Even if you’re young and supple, the powerful fat-busting street dance movements will inevitably work those muscles – that’s what tones them up. That’s why it is important to choose a dance fitness class that allows you to workout within sensible limits.
Street Fit dance exercise classes are designed to minimise the risk of injury and, providing the workout is followed correctly, there is unlikely to be a problem. Street Fit instructors are trained to ensure the proper warm up and cool down phases are included in any class. Nevertheless, it is a good idea to be familiar with the common causes of injury:
- Doing too much, too soon. Unless you have previous street dance experience, it is advisable to only do one or two dance exercise classes a week at first. It is tempting to think that the more sessions you attend, the quicker results will come; but, acquiring an injury because your body is not recovering between sessions will undo all of your good work.
- Making drastic changes. Different types of workout exercise different muscles, so you need to give your body time to adapt. A dramatic increase in workout duration or frequency will also increase the risk of injury.
- Poor posture. Quality dance fitness courses, like Street Fit workouts, ensure that Instructors are trained to set a good example to participants. That includes demonstrating correct body alignment, since poor technique is a leading contributor to dance exercise injury.
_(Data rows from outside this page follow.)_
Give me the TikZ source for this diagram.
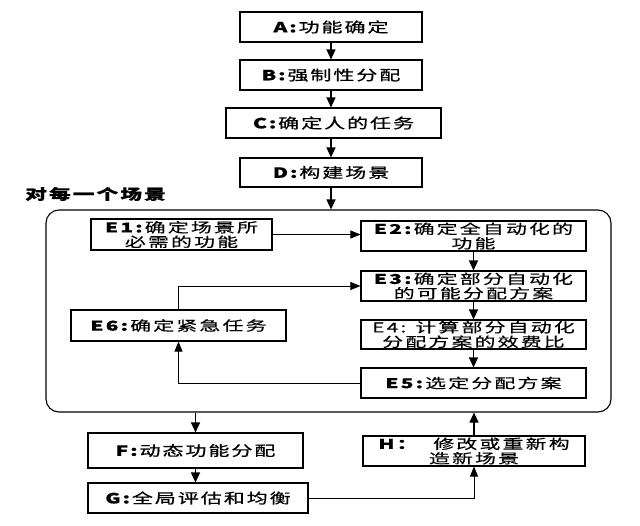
\documentclass[tikz,border=0pt]{standalone}
\usepackage{fontspec}
\usetikzlibrary{arrows.meta}
\newfontfamily\cjk[FakeStretch=1.5,LetterSpace=14,FakeBold=0.8]{Noto Sans CJK SC}
\newfontfamily\cjkE[FakeStretch=1.55,LetterSpace=16,FakeBold=0.3]{Noto Sans CJK SC}
\tikzset{
  box/.style={draw, line width=1.1pt, rectangle, fill=white, inner sep=0pt, align=center,
    font=\cjk\fontsize{14}{15}\selectfont},
  ebox/.style={box, font=\cjkE\fontsize{13.5}{14.5}\selectfont},
  arr/.style={line width=1.1pt, -{Triangle[length=10pt,width=9pt]}},
  tarr/.style={line width=0.7pt, -{Triangle[length=10pt,width=8pt]}},
  tlin/.style={line width=0.7pt}
}
\begin{document}
\begin{tikzpicture}[x=1pt,y=-1pt]
\useasboundingbox (0,0) rectangle (640,525);
\node[draw, line width=1.1pt, rounded corners=13pt, minimum width=565pt, minimum height=202pt, inner sep=0pt] (scen) at (328.5,311) {};
\node[box, minimum width=182pt, minimum height=30pt] (A) at (331,27) {\textbf{A:}功能确定};
\node[box, minimum width=182pt, minimum height=30pt] (B) at (331,75) {\textbf{B:}强制性分配};
\node[box, minimum width=215pt, minimum height=30pt] (C) at (333.5,123) {\textbf{C:}确定人的任务};
\node[box, minimum width=182pt, minimum height=29pt] (D) at (331,172.5) {\textbf{D:}构建场景};
\node[anchor=west, inner sep=0pt, font=\cjk\bfseries\fontsize{14.5}{15}\selectfont] (lbl) at (25,194) {对每一个场景};
\node[ebox, minimum width=181pt, minimum height=31pt] (E1) at (181.5,234.5) {\textbf{E1:}确定场景所\\必需的功能};
\node[ebox, minimum width=225pt, minimum height=30pt] (E2) at (473.5,236) {\textbf{E2:}确定全自动化的\\功能};
\node[ebox, minimum width=225pt, minimum height=30pt] (E3) at (473.5,286) {\textbf{E3:}确定部分自动化\\的可能分配方案};
\node[ebox, minimum width=225pt, minimum height=29pt] (E4) at (473.5,334.5) {E4: 计算部分自动化\\分配方案的效费比};
\node[ebox, minimum width=225pt, minimum height=30pt] (E5) at (473.5,383) {\textbf{E5:}选定分配方案};
\node[ebox, minimum width=215pt, minimum height=31pt] (E6) at (178.5,325.5) {\textbf{E6:}确定紧急任务};
\node[box, minimum width=215pt, minimum height=35pt] (F) at (195.5,450.5) {\textbf{F:}动态功能分配};
\node[box, minimum width=220pt, minimum height=30pt] (G) at (198,498) {\textbf{G:}全局评估和均衡};
\node[ebox, minimum width=222pt, minimum height=30pt] (H) at (474,451) {\textbf{H：}\quad 修改或重新构\\造新场景};
\draw[arr] (A.south) -- (A.south |- B.north);
\draw[arr] (B.south) -- (B.south |- C.north);
\draw[arr] (B.south |- C.south) -- (B.south |- D.north);
\draw[arr] (D.south) -- (D.south |- scen.north);
\draw[tarr] (E1.east) -- (E1.east -| E2.west);
\draw[arr] (E2.south) -- (E3.north);
\draw[arr] (E3.south) -- (E4.north);
\draw[arr] (E4.south) -- (E5.north);
\draw[tarr] (E6.north) |- (E3.west);
\draw[tarr] (E5.west) -| (E6.south);
\draw[arr] (F.north |- scen.south) -- (F.north);
\draw[arr] (F.south) -- (F.south |- G.north);
\draw[tarr] (G.east) -| (H.south);
\draw[arr] (H.north) -- (H.north |- scen.south);
\end{tikzpicture}
\end{document}
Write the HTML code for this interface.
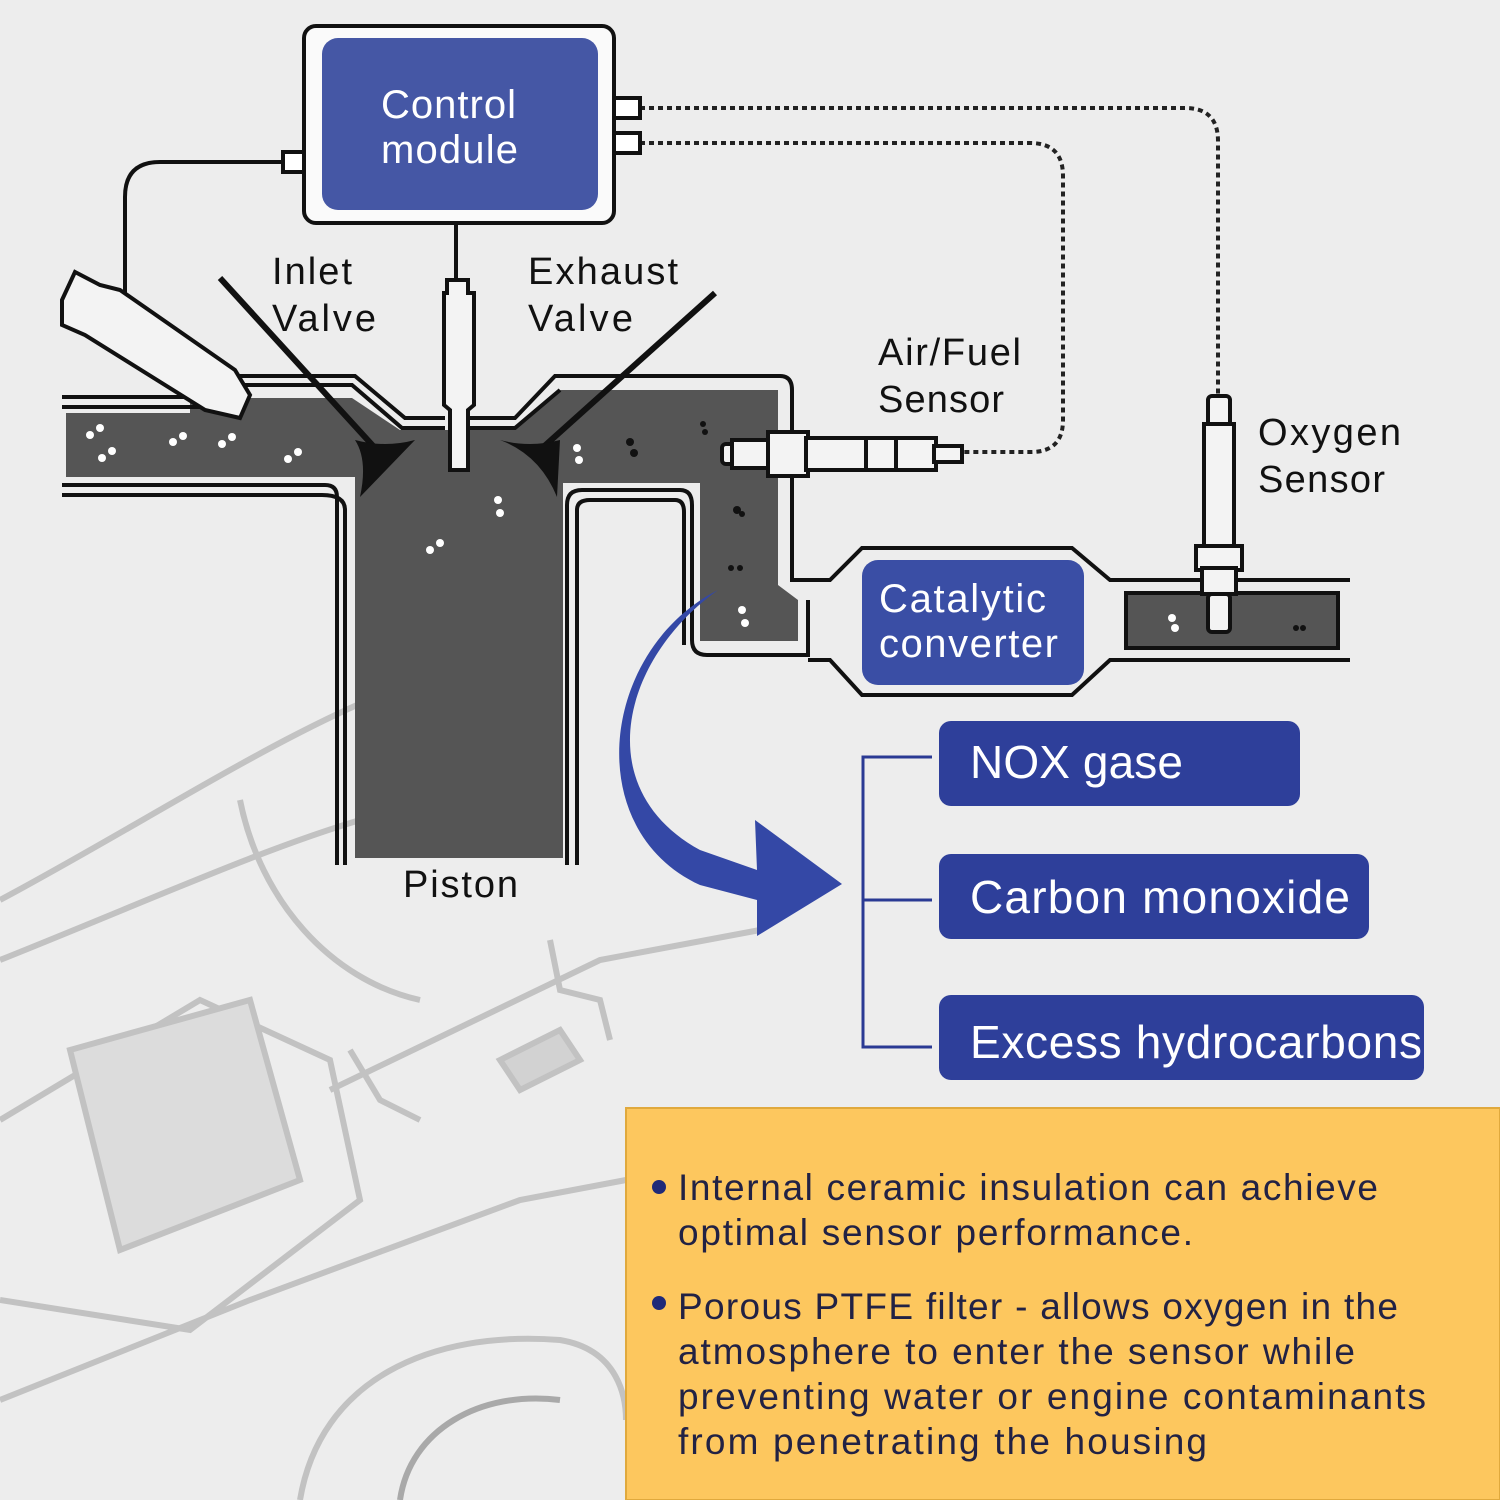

- Skipping warm up. Street Fit Instructors are trained to include a warm up and cool down session in every workout but when you’re on your own it might be tempting to launch straight into your dance routine without warming up. It’s only natural that you want to get dancing, but working out with cold muscles is a recipe for muscle damage. Warming up is even more important as you get older. The ageing process itself reduces the flexibility of muscle tissue, increasing the likelihood of cold muscles becoming torn.
The types of injury that dancers are most likely to suffer from depend a lot upon the dance style. For example, ballet is notoriously hard on the ankles, and strains and sprains are common. Street dance is also heavy on the lower body. While that’s great for toning those hips, thighs and glutes, it also means you must take extra care of your feet, knees and lower back.
The PRICE of recovery
Of course, despite our best intentions and efforts, dance fitness injuries do happen. If you or one of your members do pick up a strain or sprain, it is important to take a break to enable a full recovery take place. For mild injuries, the PRICE acronym can be useful:
P=Protect: to avoid making injury worse, use a splint, crutch or other form of support
R=Restrict: it will speed up your recovery if you take a break from activities which work the affected area.
I=Ice: ice is a natural anti-inflammatory. Apply every 20 minutes for the first few hours following an injury.
C=Compression: an elastic bandage will also reduce swelling, if appropriate.
E=Elevate: raising the injured area above heart level, again to reduce inflammation.
For more guidance on recovering from a dance fitness injury, a qualified professional (e.g. a GP) should be consulted. Contrary to popular myth, doctors are not likely to recommend giving up the dance fitness courses you love. Instead, they will work with you to provide the quickest and safest road to recovery.
Disclaimer: This article is not to be used as a substitute for medical guidance and treatment. For qualified advice, please contact a health professional.